Первый роман петербургского прозаика Сергея Носова (1957) "Хозяйка истории" был сначала опубликован (в сокращенной версии) в "толстом" журнале ("Звезда", 1999, # 5), а затем издан отдельной книжкой в "амфорной" серии "Наша марка". Нынешнему изданию также предшествовала журнальная публикация ("Октябрь", 2000, # 5). Такая привычная журнально-(интернетно)-книжная концепция появления текстов была счастливо нарушена издательством "ОЛМА" осенью прошлого года: в состав авторского сборника Носова "Дайте мне обезьяну" вошел новый, нигде ранее не публиковавшийся одноименный роман, две пьесы для чтения и три новеллы.
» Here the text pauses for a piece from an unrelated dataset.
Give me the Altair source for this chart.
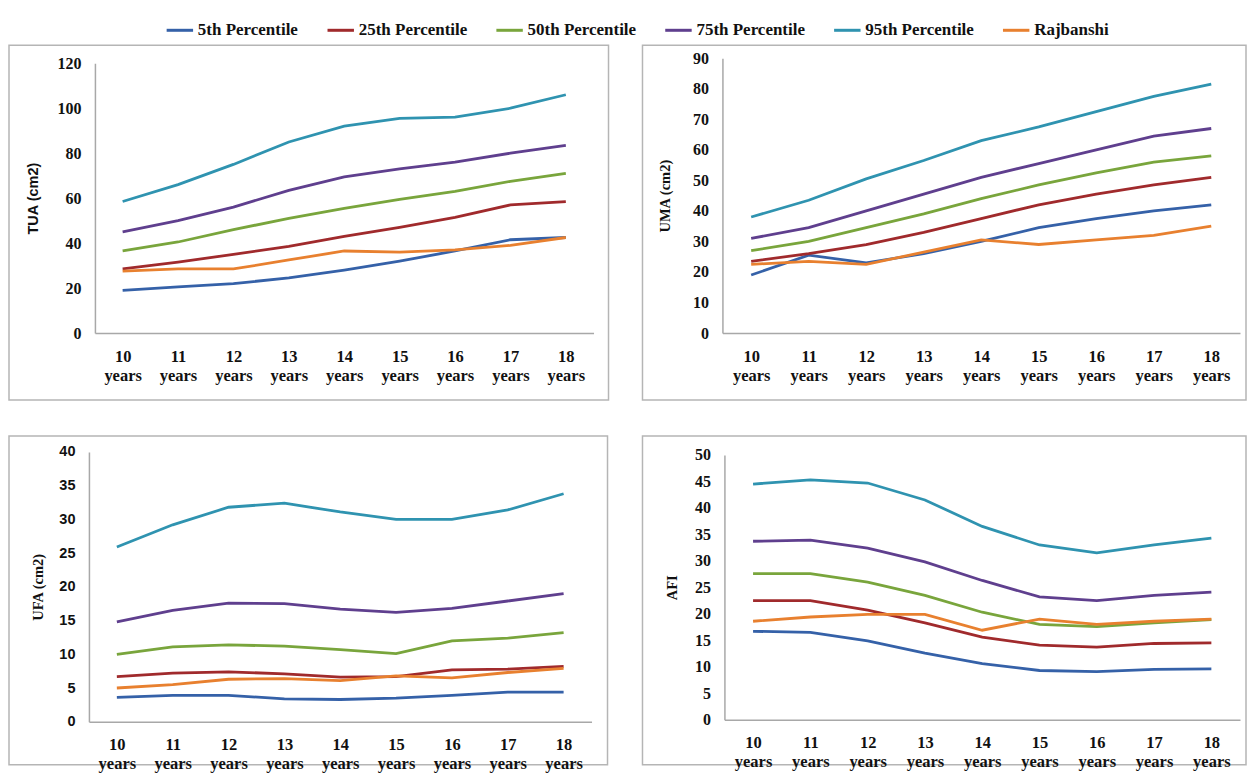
import altair as alt
import pandas as pd

ages = ["10", "11", "12", "13", "14", "15", "16", "17", "18"]
series = ["5th Percentile", "25th Percentile", "50th Percentile",
          "75th Percentile", "95th Percentile", "Rajbanshi"]
colors = ["#3561a8", "#a02a2c", "#79a53c", "#5f3f8e", "#2f93b0", "#e8802f"]

tua = {
    "5th Percentile":  [19, 20.5, 22, 24.5, 28, 32, 36.5, 41.5, 42.5],
    "25th Percentile": [28.5, 31.5, 35, 38.5, 43, 47, 51.5, 57, 58.5],
    "50th Percentile": [36.5, 40.5, 46, 51, 55.5, 59.5, 63, 67.5, 71],
    "75th Percentile": [45, 50, 56, 63.5, 69.5, 73, 76, 80, 83.5],
    "95th Percentile": [58.5, 66, 75, 85, 92, 95.5, 96, 100, 106],
    "Rajbanshi":       [27.5, 28.5, 28.5, 32.5, 36.5, 36, 37, 39, 42.5],
}
uma = {
    "5th Percentile":  [19, 25.5, 23, 26, 30, 34.5, 37.5, 40, 42],
    "25th Percentile": [23.5, 26, 29, 33, 37.5, 42, 45.5, 48.5, 51],
    "50th Percentile": [27, 30, 34.5, 39, 44, 48.5, 52.5, 56, 58],
    "75th Percentile": [31, 34.5, 40, 45.5, 51, 55.5, 60, 64.5, 67],
    "95th Percentile": [38, 43.5, 50.5, 56.5, 63, 67.5, 72.5, 77.5, 81.5],
    "Rajbanshi":       [22.5, 23.5, 22.5, 26.5, 30.5, 29, 30.5, 32, 35],
}
ufa = {
    "5th Percentile":  [3.6, 3.9, 3.9, 3.4, 3.3, 3.5, 3.9, 4.4, 4.4],
    "25th Percentile": [6.7, 7.2, 7.4, 7.1, 6.6, 6.7, 7.7, 7.8, 8.2],
    "50th Percentile": [10, 11.1, 11.4, 11.2, 10.7, 10.1, 12, 12.4, 13.2],
    "75th Percentile": [14.8, 16.5, 17.6, 17.5, 16.7, 16.2, 16.8, 17.9, 19],
    "95th Percentile": [25.9, 29.2, 31.8, 32.4, 31.1, 30, 30, 31.4, 33.8],
    "Rajbanshi":       [5, 5.5, 6.3, 6.4, 6.1, 6.8, 6.5, 7.3, 7.9],
}
afi = {
    "5th Percentile":  [16.7, 16.5, 14.9, 12.6, 10.6, 9.3, 9.1, 9.5, 9.6],
    "25th Percentile": [22.5, 22.5, 20.7, 18.3, 15.6, 14.1, 13.7, 14.4, 14.5],
    "50th Percentile": [27.6, 27.6, 26, 23.5, 20.3, 18, 17.6, 18.3, 18.9],
    "75th Percentile": [33.7, 33.9, 32.4, 29.8, 26.3, 23.2, 22.5, 23.5, 24.1],
    "95th Percentile": [44.5, 45.3, 44.7, 41.5, 36.5, 33, 31.5, 33, 34.3],
    "Rajbanshi":       [18.6, 19.4, 19.9, 19.9, 16.9, 19, 18, 18.6, 19],
}

SERIF = "Liberation Serif"
SANS = "Liberation Sans"


def long_df(d):
    rows = []
    for s in series:
        for a, v in zip(ages, d[s]):
            rows.append({"age": a, "series": s, "value": v})
    return pd.DataFrame(rows)


def panel(d, w, h, yax, xend, y0, ytop, ymax, step, title, title_font,
          label_font, label_size, title_x, legend=False):
    df = long_df(d)
    if legend:
        leg = alt.Legend(
            title=None, orient="none", direction="horizontal", columns=6,
            legendX=156, legendY=-30, symbolType="stroke",
            symbolStrokeWidth=3, symbolSize=700, labelFont=SERIF,
            labelFontWeight="bold", labelFontSize=17, labelColor="#111",
            columnPadding=22, labelOffset=3, padding=0,
        )
    else:
        leg = None
    return alt.Chart(df).mark_line(strokeWidth=2.8).encode(
        x=alt.X(
            "age:O", sort=ages, title=None,
            scale=alt.Scale(type="point", range=[yax, xend], padding=0.5),
            axis=alt.Axis(
                offset=-(h - y0), ticks=False, grid=False,
                domainColor="#a8a8a8", domainWidth=1.5,
                labelExpr="[datum.label, 'years']", labelAngle=0,
                labelFont=SERIF, labelFontWeight="bold", labelFontSize=16.5,
                labelColor="#111", labelLineHeight=19, labelPadding=15,
                labelOverlap=False, labelBaseline="top",
            ),
        ),
        y=alt.Y(
            "value:Q",
            scale=alt.Scale(domain=[0, ymax], range=[y0, ytop], nice=False),
            axis=alt.Axis(
                offset=-yax, ticks=False, grid=False,
                values=list(range(0, ymax + 1, step)),
                domainColor="#a8a8a8", domainWidth=1.5,
                labelFont=label_font, labelFontWeight="bold",
                labelFontSize=label_size,
                labelColor="#111", labelPadding=14,
                title=title, titleFont=title_font, titleFontWeight="bold",
                titleFontSize=14.5, titleColor="#111", titleX=title_x,
                titleBaseline="middle",
            ),
        ),
        color=alt.Color("series:N", sort=series,
                        scale=alt.Scale(domain=series, range=colors),
                        legend=leg),
    ).properties(width=w, height=h)


p1 = panel(tua, 600, 355, 86, 585, 288, 18, 120, 20, "TUA (cm2)", SANS, SERIF,
           16, -61, legend=True)
p2 = panel(uma, 604, 355, 80, 598, 288, 13, 90, 10, "UMA (cm2)", SERIF, SERIF,
           16, -57)
p3 = panel(ufa, 599, 329, 80, 583, 286, 16, 40, 5, "UFA (cm2)", SERIF, SANS,
           14.5, -50)
p4 = panel(afi, 604, 329, 82, 598, 284, 19, 50, 5, "AFI", SERIF, SERIF,
           16, -52)

row1 = alt.hconcat(p1, p2, spacing=32)
row2 = alt.hconcat(p3, p4, spacing=33)

chart = alt.vconcat(row1, row2, spacing=34).properties(
    padding={"left": 0, "top": 7, "right": 0, "bottom": 0},
    background="white",
).configure_view(stroke="#b5b5b5", strokeWidth=1.5)

chart.save("out.html", embed_options={"renderer": "svg", "actions": False})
"Член общества" поразительно напоминает "Клуб убийц букв" Кржижановского: человек со стороны (в обоих случаях рассказчик) попадает в закрытую тусовку, где что-то такое непонятное вытворяют с книгами. Клуб убийц букв организован вокруг запрета переносить литературный замысел на бумагу: темы и сюжеты, оглашаемые на собраниях клуба, но не предназначенные бумаге, образуют тайный капитал, не подлежащий растрате, пущенный в рост и приносящий надежный доход. В одной из таких историй герой лелеет замысел трактата о музыкальных средствах выражения тишины, а потом случайно встречает экземпляр Евангелия, пометы на полях которого отмечают в тексте моменты молчания Иисуса: "на полуслипшихся желтых полях ветхой книги рядом с отсказавшими себя четырьмя, благовествовало не нуждающееся в словах, раскрывающееся и с пустых книжных полей пятое Евангелие: От молчания". Потрясенный герой сжигает свой трактат...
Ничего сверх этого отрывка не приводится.